Vintage Cave General Manager Alan Hirano, left, and Chef De Cuisine Edwin Mizuno.

I knew it was still open because my classmate's brother, Edwin Mizuno, had taken a job there as the chef de cuisine seven months ago under Executive Chef Hajime Kuwata and would post some of the dishes they served. Recently, my Kawananakoa classmate Alan Hirano started as the general manager, and he invited me and some friends for dinner to experience the newest menu.

There's more to this than Hirano taking over and getting more exposure for the exclusive club; they're selling memberships again, starting at $5,000, and are looking to expand to New York City soon. The interior of the new club will be about 30,000 square feet, featuring a replica of Kyoto's famous bamboo forest, including a waterfall and a pond.

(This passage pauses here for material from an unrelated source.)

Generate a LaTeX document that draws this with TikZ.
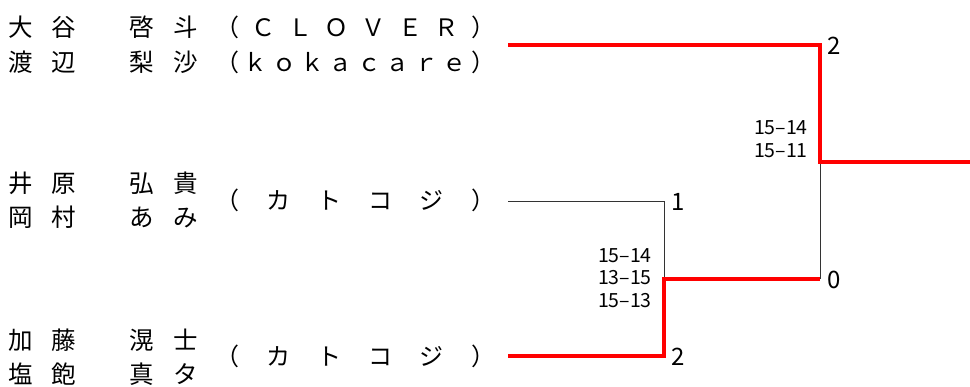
\documentclass[tikz,border=0pt]{standalone}
\usepackage{fontspec}
\setmainfont{Noto Sans CJK JP}
\usetikzlibrary{positioning}

\newcommand{\pname}[4]{\makebox[22pt]{#1}\hspace{21pt}\makebox[22pt]{#2}\hspace{56pt}\makebox[22pt]{#3}\hspace{22pt}\makebox[22pt]{#4}}
\newcommand{\club}[1]{\makebox[280pt][s]{#1}}

\begin{document}
\begin{tikzpicture}[x=1pt, y=-1pt,
  player/.style={anchor=west, inner sep=0pt, font=\fontsize{24.5}{26}\selectfont},
  team/.style={anchor=west, inner sep=0pt, font=\fontsize{24}{26}\selectfont},
  pts/.style={anchor=west, inner sep=0pt, font=\fontsize{24}{26}\selectfont},
  score/.style={anchor=east, inner sep=0pt, align=right, font=\fontsize{19.5}{22.5}\selectfont},
  win/.style={draw=red, line width=4.5pt, line join=miter},
  lose/.style={draw=black!80, line width=0.8pt}
]
\useasboundingbox (0,0) rectangle (970,387);

% players
\node[player] (p1a) at (10,27)  {\pname{大}{谷}{啓}{斗}};
\node[player] (p1b) at (10,62)  {\pname{渡}{辺}{梨}{沙}};
\node[team] (t1a) at (215,27) {\club{（\hfill Ｃ\hfill Ｌ\hfill Ｏ\hfill Ｖ\hfill Ｅ\hfill Ｒ\hfill ）}};
\node[team] (t1b) at (215,62) {\club{（\hfill ｋ\hfill ｏ\hfill ｋ\hfill ａ\hfill ｃ\hfill ａ\hfill ｒ\hfill ｅ\hfill ）}};

\node[player] (p2a) at (10,183) {\pname{井}{原}{弘}{貴}};
\node[player] (p2b) at (10,217) {\pname{岡}{村}{あ}{み}};
\node[team] (t2) at (215,200) {\club{（\hfill カ\hfill ト\hfill コ\hfill ジ\hfill ）}};

\node[player] (p3a) at (10,340) {\pname{加}{藤}{滉}{士}};
\node[player] (p3b) at (10,374) {\pname{塩}{飽}{真}{タ}};
\node[team] (t3) at (215,356) {\club{（\hfill カ\hfill ト\hfill コ\hfill ジ\hfill ）}};

% bracket
\coordinate (e1) at (508,45);
\coordinate (e2) at (508,201);
\coordinate (e3) at (508,356);
\coordinate (s2) at (664,201);
\coordinate (s3) at (664,356);
\coordinate (s)  at (664,279);
\coordinate (f1) at (820,45);
\coordinate (f2) at (820,279);
\coordinate (f)  at (820,162);
\coordinate (champ) at (972,162);

\draw[lose] (e2) -- (s2) -- (s);
\draw[lose] (f2) -- (f);
\draw[win] (e3) -- (s3) -- (s) -- (f2);
\draw[win] (e1) -- (f1) -- (f) -- (champ);

% games and scores
\node[pts] (g1) at (827,46)  {2};
\node[pts] (g2) at (827,280) {0};
\node[pts] (g3) at (671,202) {1};
\node[pts] (g4) at (671,357) {2};
\node[score] (sc1) at (808,139) {15–14\\15–11};
\node[score] (sc2) at (652,278) {15–14\\13–15\\15–13};
\end{tikzpicture}
\end{document}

Vintage Cave sushi Chef Hirofumi Beniya.

And, after a three-year gap, the Vintage Cave's six-seat sushi bar has reopened with chef Hirofumi Beniya, the chef who opened Beniya in Waikiki Yokocho. (Obviously, he's no longer at that venue.) To generate awareness of the Cave sushi bar, the club offered a 50 percent discount — $150 omakase instead of the usual $300 — to members for the month of July, and the seats sold out so quickly that they extended it to August. At this writing, there are a few single seats left for August, so the promotion has been extended through September!

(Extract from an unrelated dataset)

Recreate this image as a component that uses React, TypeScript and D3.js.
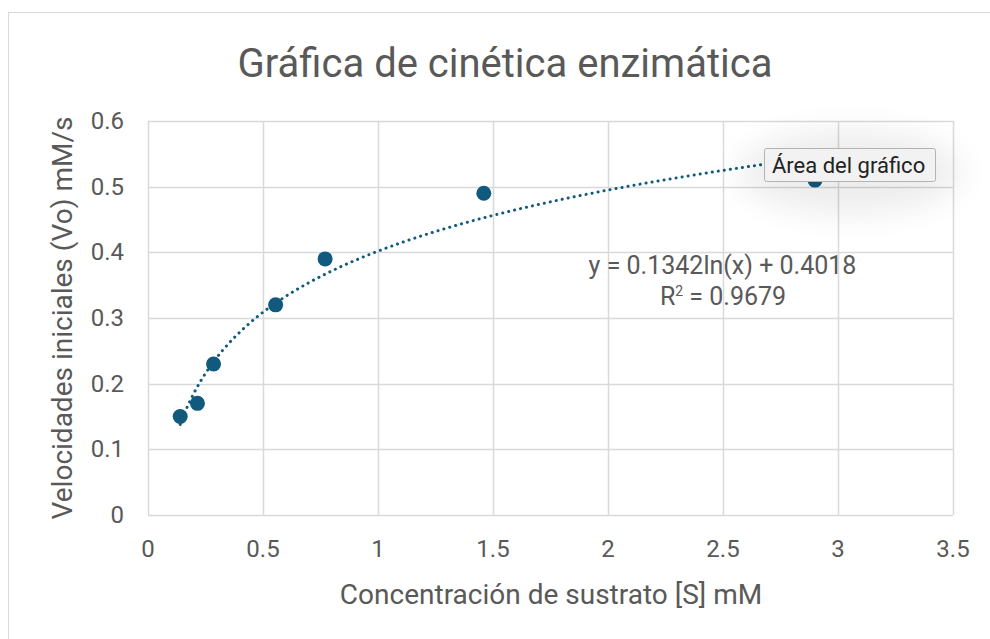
import React from "react";
import * as d3 from "d3";

const substrate = [0.14, 0.215, 0.285, 0.555, 0.77, 1.46, 2.9];
const velocity = [0.15, 0.17, 0.23, 0.32, 0.39, 0.49, 0.51];
const xTicks = [0, 0.5, 1, 1.5, 2, 2.5, 3, 3.5];
const yTicks = [0, 0.1, 0.2, 0.3, 0.4, 0.5, 0.6];
const trendCoef = [0.1342, 0.4018];
const trendSamples = d3.range(0, 81).map((i) => i / 80);

const W = 990;
const H = 639;
const left = 148, right = 953, top = 121, bottom = 515;
const color = "#12597e";
const textColor = "#595959";
const font = "Roboto, 'Liberation Sans', Arial, sans-serif";

export default function App() {
  const x = d3.scaleLinear().domain([0, 3.5]).range([left, right]);
  const y = d3.scaleLinear().domain([0, 0.6]).range([bottom, top]);
  const x0 = d3.min(substrate)!;
  const x1 = d3.max(substrate)!;
  const trendPts = trendSamples.map((t) => {
    const xv = x0 * Math.pow(x1 / x0, t);
    return [xv, trendCoef[0] * Math.log(xv) + trendCoef[1]] as [number, number];
  });
  const line = d3
    .line<[number, number]>()
    .x((d) => x(d[0]))
    .y((d) => y(d[1]))
    .curve(d3.curveMonotoneX);

  return (
    <svg
      width={W}
      height={H}
      style={{ position: "absolute", left: 0, top: 0, fontFamily: font }}
    >
      <defs>
        <filter id="glow" x="-50%" y="-100%" width="200%" height="300%">
          <feGaussianBlur stdDeviation="16" />
        </filter>
      </defs>
      <rect x={0} y={0} width={W} height={H} fill="#fff" />
      <rect x={8.5} y={12.5} width={W} height={H} fill="#fff" stroke="#d9d9d9" strokeWidth={1} />
      <text x={505} y={77} textAnchor="middle" fontSize={40} fill={textColor}>
        Gráfica de cinética enzimática
      </text>
      {yTicks.map((t) => (
        <g key={"y" + t}>
          <line x1={left} x2={right} y1={Math.round(y(t)) + 0.5} y2={Math.round(y(t)) + 0.5} stroke="#d9d9d9" strokeWidth={1.5} />
          <text x={124} y={y(t) + 8} textAnchor="end" fontSize={24} fill={textColor}>
            {t}
          </text>
        </g>
      ))}
      {xTicks.map((t) => (
        <g key={"x" + t}>
          <line y1={top} y2={bottom} x1={Math.round(x(t)) + 0.5} x2={Math.round(x(t)) + 0.5} stroke="#d9d9d9" strokeWidth={1.5} />
          <text x={x(t)} y={557} textAnchor="middle" fontSize={24} fill={textColor}>
            {t}
          </text>
        </g>
      ))}
      <text x={551} y={604} textAnchor="middle" fontSize={28} fill={textColor}>
        Concentración de sustrato [S] mM
      </text>
      <text
        transform={`translate(72,${(top + bottom) / 2}) rotate(-90)`}
        textAnchor="middle"
        fontSize={28}
        fill={textColor}
      >
        Velocidades iniciales (Vo) mM/s
      </text>
      <path
        d={line(trendPts) || ""}
        fill="none"
        stroke={color}
        strokeWidth={3}
        strokeLinecap="round"
        strokeDasharray="0.1 6"
      />
      {substrate.map((s, i) => (
        <circle key={i} cx={x(s)} cy={y(velocity[i])} r={7.5} fill={color} />
      ))}
      <text x={722.5} y={274} textAnchor="middle" fontSize={25} fill={textColor}>
        y = 0.1342ln(x) + 0.4018
      </text>
      <text x={723} y={305} textAnchor="middle" fontSize={25} fill={textColor}>
        R
        <tspan dy={-9} fontSize={14}>2</tspan>
        <tspan dy={9}> = 0.9679</tspan>
      </text>
      <ellipse cx={850} cy={172} rx={112} ry={42} fill="#000" opacity={0.07} filter="url(#glow)" />
      <rect x={764.5} y={148.5} width={171} height={33} rx={2} fill="#f2f2f2" stroke="#b3b3b3" strokeWidth={1} />
      <text x={772} y={173} fontSize={22} fill="#222">
        Área del gráfico
      </text>
    </svg>
  );
}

The French-style kaiseki is still $300, featuring about 11 tasting courses, but that is also being offered for $150 for now through the end of September as they rebuild awareness of the restaurant, the chef, and the memberships. The menu is constantly changing, but here's a look at what we ate.

Clear tomato caprese with mozzarella cheese, balsamic pearls, micro basil, and black lava salt.
Smoky cured duck breast with white peach compote, Tokyo negi confit, and red wine raspberry foam.
Foie gras flan with white ankake sauce, shaved black summer truffle, gobo, anago, and sugar snap peas.
Sashimi salad with awabi, kinmedai, soy-marinated otoro, wasabi foam, fig balsamic glaze, and amaebi jelly. Behind this is a petite vegetable garden salad with black olive oil "soil" and miso sesame paste. 
Venison consomme with morel mushroom and daikon. Not shown: house made bread and butter.
Itoyori nage (threadfin beam) with deep fried sakura ebi, white wine dashi broth, konbu dashi foam, white truffle tuile, renkon chip, asparagus, pearl onion, cabbage, and carrots.
The intermezzo of lime mint granite.
Braised kurobuta pork cheek with Tokyo negi foam, apple puree, sauteed onions, garlic chive sauce, and smoked onion oil.
The bricks used to build Vintage Cave are heated, then served in this presentation so you can cook your own slices of wagyu ribeye, filet, and beef tongue. In the background: shishito pepper, satoimo cake (more like a ball), magnolia leaf miso, garlic cream puree, fresh wasabi, and alaea red salt.
If you order tea to end the meal, you'll get these petit fours, which we thought was rock candy. They're actually fruit jellies!
Kokolea Hawaiian chocolate pudding with coconut chantilly cream, lilikoi sauce and cacao nib brittle.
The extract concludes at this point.